CHINA-CROSSOVER MIT SZECHUAN-EINSCHLAG
Die Idee, sich am Abend einem China-Crossover mit Szechuan-Einschlag hinzugeben, wird sich als exzellent erweisen. Das kleine Lokal sollte sich bald bis auf den letzten Platz füllen. Insofern war es gut, dass ich die kleine Mitesserin samt Wagerl zuhause gelassen und einen größeren Mitesser gebucht habe. Der kann zwar gelegentlich auch so schauen wie ein verschrecktes Rehkitz, sagt seine Frau, aber zusätzlich schon ohne allzu viel Hilfe selbstständig auf einem Sessel sitzen. Letzteres war in unserem Falle von spezieller Bedeutung, da wir Plätze an der Bar bekommen haben, die Fallhöhe enorm.
GESCHMACKSVERGLEICH UND KONISTENZVERFLECHTUNG
Der Mann mit dem zeitweiligen Rehkitzblick teilt mein Interesse an der asiatischen Küche, gepaart mit einem gewissen Hang zur kulinarischen Maßlosigkeit, was in einer chinesischen Tapasbar ein gewisses Eskalationspotential birgt. Wir nutzen also das Streetfood-Tapas-Konzept, um die Methode von Geschmacksvergleich und Konsistenzverflechtung anzuwenden. Als „Quellen“ lassen wir im – freilich sehr frischen – „Archiv“ der kleinen Küche Folgendes ausheben:
100jähriges Ei (schwarzer Reisessig, Chiliöl, Ingwer, Koriander)
Pikanter Schweinsohrensalat
Scharfer Kuttelsalat mit Lauch
Chinesisches Fladenbrot (Lardo, Grammeln, Jungzwiebel)
Jiaozi (Fleischvariante)
Ganbian Fisolen (Salzgemüse, Sichuanpfeffer, Ingwer und Knoblauch)
Mapu Tofu (Schweinsfaschiertes, Sichuanpfeffer, sehr scharf [war nicht so schlimm])

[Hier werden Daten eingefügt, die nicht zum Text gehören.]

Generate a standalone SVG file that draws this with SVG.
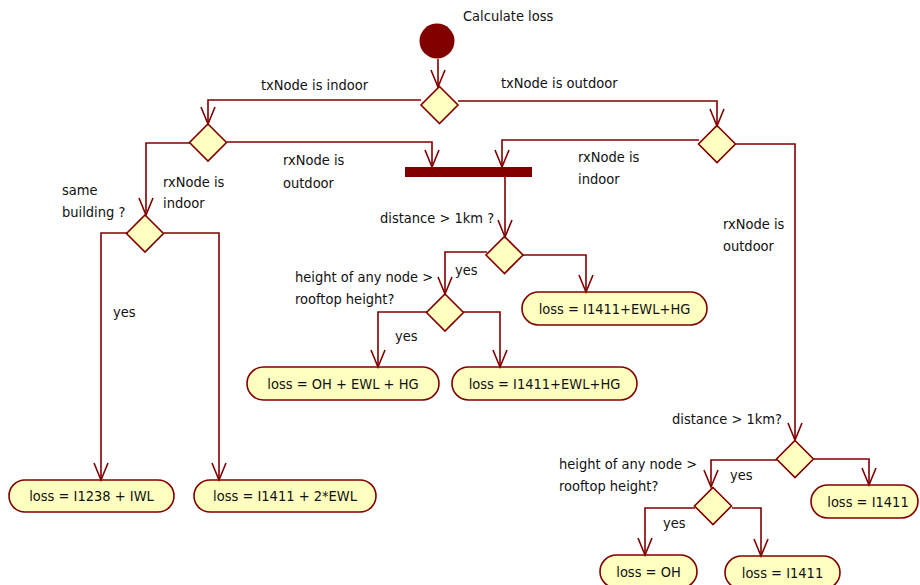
<svg xmlns="http://www.w3.org/2000/svg" width="920" height="585" viewBox="0 0 920 585">
  <style>
    .edge { fill: none; stroke: #800000; stroke-width: 1.6; marker-end: url(#open); }
    .dec { fill: #ffffc0; stroke: #800000; stroke-width: 1.6; }
    .act { fill: #ffffc0; stroke: #800000; stroke-width: 1.6; }
    text { font-family: "DejaVu Sans Condensed", "DejaVu Sans", sans-serif; font-stretch: condensed; font-size: 14.5px; fill: #111; }
    .c { text-anchor: middle; }
  </style>
  <defs>
    <marker id="open" viewBox="-18 -8 20 16" refX="0" refY="0" markerWidth="20" markerHeight="16" markerUnits="userSpaceOnUse" orient="auto">
      <path d="M-17,-7 L0,0 L-17,7" fill="none" stroke="#800000" stroke-width="1.6"/>
    </marker>
  </defs>

  <!-- start -->
  <g id="start">
    <circle cx="437" cy="41" r="17.5" fill="#800000"/>
    <text x="463" y="21">Calculate loss</text>
  </g>

  <!-- join bar -->
  <g id="join">
    <rect x="405" y="167" width="127" height="10" fill="#800000"/>
  </g>

  <!-- decisions -->
  <g id="d-tx"><polygon class="dec" points="439.5,86.5 458,105 439.5,123.5 421,105"/></g>
  <g id="d-rx-indoor"><polygon class="dec" points="208,124 226.5,142.5 208,161 189.5,142.5"/></g>
  <g id="d-rx-outdoor"><polygon class="dec" points="717,125.5 735.5,144 717,162.5 698.5,144"/></g>
  <g id="d-distance-a"><polygon class="dec" points="504.5,236.5 523,255 504.5,273.5 486,255"/></g>
  <g id="d-height-a"><polygon class="dec" points="445,294 463.5,312.5 445,331 426.5,312.5"/></g>
  <g id="d-building"><polygon class="dec" points="145,215 163.5,233.5 145,252 126.5,233.5"/></g>
  <g id="d-distance-b"><polygon class="dec" points="795,440.5 813.5,459 795,477.5 776.5,459"/></g>
  <g id="d-height-b"><polygon class="dec" points="713,487.5 731.5,506 713,524.5 694.5,506"/></g>

  <!-- actions -->
  <g id="a-oh-ewl-hg">
    <rect class="act" x="247" y="367" width="192" height="33" rx="16.5"/>
    <text class="c" x="343" y="388.5">loss = OH + EWL + HG</text>
  </g>
  <g id="a-i1411-ewl-hg-1">
    <rect class="act" x="452" y="367" width="185" height="33" rx="16.5"/>
    <text class="c" x="544.5" y="388.5">loss = I1411+EWL+HG</text>
  </g>
  <g id="a-i1411-ewl-hg-2">
    <rect class="act" x="522" y="292" width="185" height="33" rx="16.5"/>
    <text class="c" x="614.5" y="313.5">loss = I1411+EWL+HG</text>
  </g>
  <g id="a-i1238-iwl">
    <rect class="act" x="9" y="480" width="165" height="32" rx="16"/>
    <text class="c" x="91.5" y="500.5">loss = I1238 + IWL</text>
  </g>
  <g id="a-i1411-2ewl">
    <rect class="act" x="194" y="480" width="182" height="32" rx="16"/>
    <text class="c" x="285" y="500.5">loss = I1411 + 2*EWL</text>
  </g>
  <g id="a-i1411-a">
    <rect class="act" x="811" y="485" width="107" height="33" rx="16.5"/>
    <text class="c" x="868" y="506.5">loss = I1411</text>
  </g>
  <g id="a-oh">
    <rect class="act" x="600" y="555" width="97" height="33" rx="16.5"/>
    <text class="c" x="648.5" y="576.5">loss = OH</text>
  </g>
  <g id="a-i1411-b">
    <rect class="act" x="725" y="556" width="115" height="33" rx="16.5"/>
    <text class="c" x="782.5" y="577.5">loss = I1411</text>
  </g>

  <!-- connectors -->
  <g id="edges">
    <path class="edge" d="M438,59 L438,87"/>
    <path class="edge" d="M421,100 L208,100 L208,124"/>
    <path class="edge" d="M458,101 L717,101 L717,126"/>
    <path class="edge" d="M227,142 L432,142 L432,167"/>
    <path class="edge" d="M190,143 L146,143 L146,215"/>
    <path class="edge" d="M699,140 L502,140 L502,167"/>
    <path class="edge" d="M736,144 L795,144 L795,440"/>
    <path class="edge" d="M505,177 L505,237"/>
    <path class="edge" d="M487,252 L445,252 L445,294"/>
    <path class="edge" d="M523,255 L586,255 L586,292"/>
    <path class="edge" d="M428,312 L378,312 L378,367"/>
    <path class="edge" d="M463,312 L500,312 L500,367"/>
    <path class="edge" d="M128,233 L101,233 L101,480"/>
    <path class="edge" d="M164,233 L219,233 L219,480"/>
    <path class="edge" d="M777,460 L711,460 L711,487"/>
    <path class="edge" d="M814,459 L869,459 L869,485"/>
    <path class="edge" d="M695,508 L645,508 L645,555"/>
    <path class="edge" d="M732,508 L761,508 L761,556"/>
  </g>

  <!-- guard labels -->
  <g id="labels">
    <text x="261" y="90">txNode is indoor</text>
    <text x="501" y="88">txNode is outdoor</text>
    <text x="283" y="165">rxNode is</text>
    <text x="283" y="188">outdoor</text>
    <text x="62" y="195">same</text>
    <text x="62" y="217">building ?</text>
    <text x="163" y="187">rxNode is</text>
    <text x="163" y="208">indoor</text>
    <text x="113" y="317">yes</text>
    <text x="578" y="162">rxNode is</text>
    <text x="578" y="184">indoor</text>
    <text x="380" y="223">distance &gt; 1km ?</text>
    <text x="455" y="275">yes</text>
    <text x="295" y="282">height of any node &gt;</text>
    <text x="295" y="304">rooftop height?</text>
    <text x="395" y="341">yes</text>
    <text x="723" y="229">rxNode is</text>
    <text x="723" y="251">outdoor</text>
    <text x="672" y="424">distance &gt; 1km?</text>
    <text x="559" y="469">height of any node &gt;</text>
    <text x="559" y="491">rooftop height?</text>
    <text x="730" y="480">yes</text>
    <text x="663" y="528">yes</text>
  </g>
</svg>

In Sojasauce geschmorten Schweinebauch (Bak Choy Gemüse)
Was mit Nudeln
Knusprige Ährenfische (Sichuanpfeffersalz)
Wokfried Oktopus asiatisch (pikant)
Leider habe ich keine Ahnung, wer dieser Wokfried ist, nach dem das letzte Gericht benannt ist. Auf die Hühnermägen verzichte ich, hatte heute ja schon, zumindest gedanklich, einen Magenstrudel. Von den knusprigen Ährenfischen lassen wir uns aber noch eine zweite Portion bringen. Sie passen wunderbar zum Andechser Bier und zum Frühroten Veltliner, der sich mitunter auf der ansehnlichen Weinkarte, anschließend auch auf meinem Gaumen findet.












BENOTUNG:
Geschmack: 5 von 5 Szechuanpfefferkörndl
Atmosphäre: 4 von 5 Streetfoodprints
Kulinarische Kakanizität: trotz Asiastyle immerhin 2 von 5 wegen der Innereien und den Typen
Soziokult: bobolonisch
Toilette: klein, aber fein
ZAHLTAG
Das alles ist nicht nur köstlich und abwechslungsreich, in einer familiären Atmosphäre, sondern – Überraschung – unterm Strich nicht viel teurer als ein mittelgroßes Sackerl voller Joseph Brot-Biohandsemmeln.
Der Abend endet komplementär mit einem großartigen Konzert der noch viel zu wenig bekannten AustoRock-Band Zoitog (neuhochdeutsch: Zahltag). Das böhmische Bier dort ist dann das Einzige, das noch an Bobostan erinnerte.